La autonomía fiscal de la que tanto alardean socialistas y conservadores y que tan mal administran y protegen, significa que —con más limitaciones de las deseables— Navarra controla los dos lados del presupuesto: los ingresos y los gastos. Es ese detalle el que convierte dicha autonomía en el elemento esencial, en la base de la autonomía política y del bienestar (muy menoscabado después de tantos años de gobierno de UPN) de nuestra sociedad. De tal manera que, para ver si —como tanto se ha oído estos días— un navarro está en mejor o peor situación que otros ciudadanos, habría que comparar el resultado final, en términos de obligación fiscal a igualdad de condiciones y de calidad de prestaciones sociales; nunca partida por partida, un mecanismo que, de paso, llevaría a la desnaturalización de la autonomía fiscal y terminaría en la pura traslación a Navarra del IRPF estatal.

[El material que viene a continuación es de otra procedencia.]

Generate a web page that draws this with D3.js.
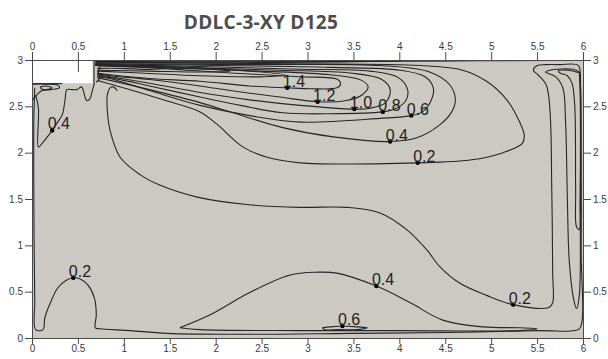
<!DOCTYPE html>
<html>
<head>
<meta charset="utf-8">
<script src="https://cdn.jsdelivr.net/npm/d3@7"></script>
<style>
  body { margin: 0; background: #fff; }
  svg { display: block; }
  .tick text { font-family: "Liberation Sans", Arial, sans-serif; font-size: 10px; fill: #3a3a3a; }
  .tick line, .domain { stroke: #4a4a4a; }
</style>
</head>
<body>
<svg id="chart" width="608" height="359"></svg>
<script>
// chart values (x, y in model units)
const title = "DDLC-3-XY D125";
const xTicks = [0, 0.5, 1, 1.5, 2, 2.5, 3, 3.5, 4, 4.5, 5, 5.5, 6];
const yTicks = [0, 0.5, 1, 1.5, 2, 2.5, 3];

// fluid domain (the step at top-left is not part of it)
const domainOutline = [[0,0],[6,0],[6,3],[0.66,3],[0.66,2.75],[0,2.75]];

// jet contours from the inlet, open at the inlet
const c14 = [[0.69,2.94],[1.39,2.91],[2.16,2.86],[2.92,2.82],[3.33,2.79],[3.36,2.74],[3.32,2.70],[3.03,2.69],[2.78,2.70],[2.37,2.72],[1.83,2.77],[1.28,2.80],[0.85,2.84],[0.71,2.86]];
const c12 = [[0.69,2.94],[1.61,2.91],[2.48,2.88],[3.25,2.84],[3.59,2.78],[3.66,2.71],[3.59,2.62],[3.41,2.56],[3.11,2.55],[2.70,2.60],[2.16,2.67],[1.83,2.72],[1.28,2.79],[0.85,2.83],[0.71,2.85]];
const c10 = [[0.69,2.95],[1.61,2.92],[2.70,2.89],[3.46,2.86],[3.81,2.79],[3.90,2.68],[3.85,2.54],[3.68,2.48],[3.51,2.47],[2.92,2.51],[2.37,2.57],[1.83,2.65],[1.28,2.75],[0.85,2.82],[0.71,2.84]];
const c08 = [[0.69,2.95],[1.83,2.93],[2.92,2.90],[3.68,2.88],[3.99,2.81],[4.09,2.68],[4.07,2.56],[3.95,2.47],[3.82,2.44],[3.25,2.42],[2.73,2.43],[2.27,2.51],[1.83,2.60],[1.28,2.72],[0.85,2.81],[0.71,2.83]];
const c06 = [[0.69,2.96],[2.05,2.94],[3.25,2.92],[4.01,2.89],[4.28,2.82],[4.37,2.70],[4.34,2.55],[4.25,2.44],[4.13,2.40],[3.79,2.37],[2.92,2.33],[2.37,2.40],[1.83,2.51],[1.28,2.67],[0.85,2.80],[0.71,2.82]];
const c04 = [[0.69,2.96],[2.37,2.95],[3.79,2.94],[4.33,2.87],[4.55,2.73],[4.61,2.57],[4.57,2.44],[4.44,2.30],[4.19,2.16],[3.90,2.12],[3.28,2.17],[2.73,2.27],[2.19,2.43],[1.83,2.54],[1.28,2.68],[0.85,2.78],[0.71,2.81]];
const c02 = [[0.69,2.97],[2.92,2.96],[4.23,2.94],[4.69,2.89],[4.95,2.77],[5.17,2.57],[5.31,2.33],[5.36,2.19],[5.34,2.10],[5.13,2.00],[4.77,1.92],[4.20,1.89],[2.92,1.89],[2.56,1.95],[2.30,2.06],[2.01,2.31],[1.83,2.44],[1.43,2.57],[1.07,2.68],[0.85,2.74],[0.71,2.78]];
const c16 = [[0.69,2.94],[1.61,2.92],[2.37,2.88],[2.76,2.84],[2.54,2.82],[1.83,2.83],[1.18,2.86],[0.71,2.88]];
const c20 = [[0.69,2.94],[1.28,2.93],[1.94,2.90],[2.16,2.88],[1.88,2.87],[1.28,2.88],[0.71,2.89]];
const c25 = [[0.69,2.95],[1.07,2.94],[1.45,2.92],[1.34,2.90],[0.96,2.91],[0.71,2.91]];

// shear layer along the ceiling
const ceil1 = [[0.69,2.99],[2.5,2.99],[4.5,2.99],[5.6,2.995]];
const ceil2 = [[0.69,2.985],[2.0,2.98],[3.5,2.985],[4.8,2.995]];
const ceil3 = [[0.69,2.975],[1.8,2.97],[3.0,2.975],[4.0,2.99]];

// large 0.2 contour round the room
const big02 = [[0.03,2.70],[0.02,2.35],[0.02,1.49],[0.03,0.41],[0.04,0.09],[0.12,0.09],[0.14,0.22],[0.20,0.38],[0.28,0.54],[0.37,0.62],[0.45,0.65],[0.52,0.64],[0.61,0.57],[0.68,0.43],[0.70,0.25],[0.69,0.11],[0.74,0.10],[1.07,0.08],[1.47,0.05],[2.37,0.04],[3.46,0.05],[4.55,0.06],[5.53,0.08],[5.91,0.08],[5.97,0.11],[5.98,0.95],[5.98,2.03],[5.97,2.78],[5.95,2.94],[5.75,2.95],[5.59,2.95],[5.50,2.94],[5.46,2.89],[5.51,2.84],[5.60,2.73],[5.64,2.46],[5.66,1.60],[5.67,0.70],[5.67,0.38],[5.63,0.33],[5.24,0.36],[4.95,0.46],[4.66,0.59],[4.44,0.77],[4.30,0.95],[4.08,1.17],[3.79,1.35],[3.43,1.41],[2.92,1.41],[2.34,1.44],[1.80,1.52],[1.39,1.65],[1.18,1.76],[0.96,1.95],[0.85,2.24],[0.82,2.46],[0.82,2.62],[0.85,2.70],[0.88,2.71],[0.93,2.67]];

// right wall loops
const right04 = [[5.96,2.87],[5.89,2.90],[5.64,2.89],[5.59,2.87],[5.70,2.82],[5.78,2.70],[5.81,2.33],[5.83,1.49],[5.85,0.84],[5.90,0.41],[5.93,0.32],[5.96,0.46],[5.97,1.49],[5.97,2.57],[5.96,2.87]];
const right06 = [[5.97,2.86],[5.83,2.89],[5.73,2.88],[5.75,2.86],[5.83,2.83],[5.88,2.75],[5.91,2.51],[5.92,1.60],[5.93,1.20],[5.96,1.17],[5.97,1.49],[5.975,2.57],[5.97,2.86]];

// left corner under the step
const left04 = [[0.04,2.62],[0.07,2.48],[0.07,2.06],[0.11,2.10],[0.22,2.24],[0.28,2.33],[0.33,2.41],[0.36,2.57],[0.38,2.68],[0.44,2.68],[0.49,2.68],[0.54,2.71],[0.58,2.59],[0.60,2.56],[0.63,2.58],[0.66,2.68],[0.68,2.75]];
const leftA = [[0.01,2.74],[0.14,2.74],[0.28,2.73],[0.30,2.70],[0.20,2.68],[0.11,2.67],[0.04,2.61],[0.01,2.57]];
const leftB = [[0.09,2.71],[0.15,2.72],[0.22,2.70],[0.16,2.68],[0.10,2.69],[0.09,2.71]];
const stepEdge = [[0,2.745],[0.33,2.745]];
const inletA = [[0.675,2.995],[0.675,2.75]];
const inletB = [[0.70,2.98],[0.74,2.94],[0.72,2.87],[0.74,2.81],[0.70,2.76]];

// floor contours
const floor04 = [[1.61,0.11],[1.94,0.25],[2.37,0.49],[2.81,0.68],[3.10,0.71],[3.32,0.70],[3.75,0.56],[4.12,0.38],[4.48,0.19],[4.91,0.12],[5.31,0.11],[5.50,0.10],[5.31,0.08],[4.01,0.08],[2.92,0.08],[1.83,0.09],[1.61,0.11]];
const floor06 = [[3.16,0.11],[3.25,0.12],[3.38,0.13],[3.54,0.12],[3.65,0.11],[3.54,0.09],[3.35,0.09],[3.19,0.09],[3.16,0.11]];

const contours = [c25, c20, c16, c14, c12, c10, c08, c06, c04, c02, ceil1, ceil2, ceil3,
  big02, right04, right06, left04, leftA, leftB, stepEdge, inletA, inletB, floor04, floor06];

// contour labels: text, x, y of the marker dot
const labelText = ["1.4", "1.2", "1.0", "0.8", "0.6", "0.4", "0.2", "0.4", "0.2", "0.4", "0.6", "0.2"];
const labelX = [2.78, 3.11, 3.51, 3.82, 4.13, 3.90, 4.20, 0.22, 0.45, 3.75, 3.38, 5.24];
const labelY = [2.70, 2.55, 2.47, 2.44, 2.40, 2.12, 1.89, 2.24, 0.65, 0.56, 0.13, 0.36];

const svg = d3.select("#chart");

const x = d3.scaleLinear().domain([0, 6]).range([32, 583]);
const y = d3.scaleLinear().domain([0, 3]).range([338, 60]);

svg.append("text")
  .attr("x", 261).attr("y", 29)
  .attr("text-anchor", "middle")
  .style("font-family", "'Open Sans', sans-serif")
  .style("font-weight", 700)
  .style("font-size", "19px")
  .style("letter-spacing", "0.3px")
  .style("fill", "#4d4d4d")
  .text(title);

// inner halves of the ticks, only seen through the step
const fmt = d3.format("");
svg.append("g").attr("transform", `translate(0,${y(3)})`)
  .call(d3.axisTop(x).tickValues(xTicks).tickSize(-12).tickSizeOuter(0).tickFormat(""))
  .call(g => g.select(".domain").remove());
svg.append("g").attr("transform", `translate(${x(0)},0)`)
  .call(d3.axisLeft(y).tickValues(yTicks).tickSize(-12).tickSizeOuter(0).tickFormat(""))
  .call(g => g.select(".domain").remove());

// the grey fluid region
svg.append("path")
  .datum(domainOutline)
  .attr("d", d3.line().x(d => x(d[0])).y(d => y(d[1])))
  .attr("fill", "#cbc9c1");

const line = d3.line()
  .x(d => x(d[0]))
  .y(d => y(d[1]))
  .curve(d3.curveCatmullRom.alpha(0.5));

svg.append("g")
  .selectAll("path")
  .data(contours)
  .enter().append("path")
  .attr("d", line)
  .attr("fill", "none")
  .attr("stroke", "#262626")
  .attr("stroke-width", 1.1)
  .attr("stroke-linejoin", "round");

// axes
svg.append("g").attr("transform", `translate(0,${y(3)})`)
  .call(d3.axisTop(x).tickValues(xTicks).tickSize(8).tickSizeOuter(0).tickPadding(2).tickFormat(fmt));
svg.append("g").attr("transform", `translate(0,${y(0)})`)
  .call(d3.axisBottom(x).tickValues(xTicks).tickSize(6).tickSizeOuter(0).tickPadding(1).tickFormat(fmt));
svg.append("g").attr("transform", `translate(${x(0)},0)`)
  .call(d3.axisLeft(y).tickValues(yTicks).tickSize(7).tickSizeOuter(0).tickPadding(2).tickFormat(fmt));
svg.append("g").attr("transform", `translate(${x(6)},0)`)
  .call(d3.axisRight(y).tickValues(yTicks).tickSize(8).tickSizeOuter(0).tickPadding(2).tickFormat(fmt));

// contour labels
const labels = svg.append("g")
  .selectAll("g")
  .data(labelText)
  .enter().append("g")
  .attr("transform", (d, i) => `translate(${x(labelX[i])},${y(labelY[i])})`);

labels.append("circle")
  .attr("r", 2.2)
  .attr("fill", "#000");

labels.append("text")
  .attr("x", -4.5)
  .attr("y", -1)
  .style("font-family", "'Liberation Sans', Arial, sans-serif")
  .style("font-size", "16px")
  .style("fill", "#222")
  .text(d => d);
</script>
</body>
</html>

Lo que sí es grave, y de ello apenas se habla, es la supresión del Impuesto sobre el Patrimonio, por lo que significa de señal a la ciudadanía de la deriva de la política fiscal. Su misma justificación: no lo pagan los más ricos, sino las fortunas medias; si se admite el argumento, habría que suprimir el IRPF, que se ceba en las rentas salariales y no precisamente en las más altas. O la eliminación de los impuestos que gravan sucesiones y donaciones. La derecha se dedica a difundir la idea (insidiosa) de que todo lo público (salvo la ley y el orden) es malo y que el fisco no hace más que confiscar rentas limpiamente ganadas. Se olvida de que buena parte de esas rentas (en número y cuantías) se debe justamente a la existencia del sector público. Y no es causalidad que los cambios que se ejecutan al amparo de estas argumentaciones vayan en detrimento de quienes están en peor situación. Las recesiones se suelen saldar con menos prestaciones y de peor calidad y más desigualdad. Esta vez con la complicidad de un gobierno que se dice de izquierdas.

1 comentario:

  1. Claro y rotundo. No sé si lo has publicado como artículo en algún periódico, pero si no es así te animo a hacerlo.
    Es un placer leer estas cosas, auténtico aire fresco en medio de tanta mediocridad.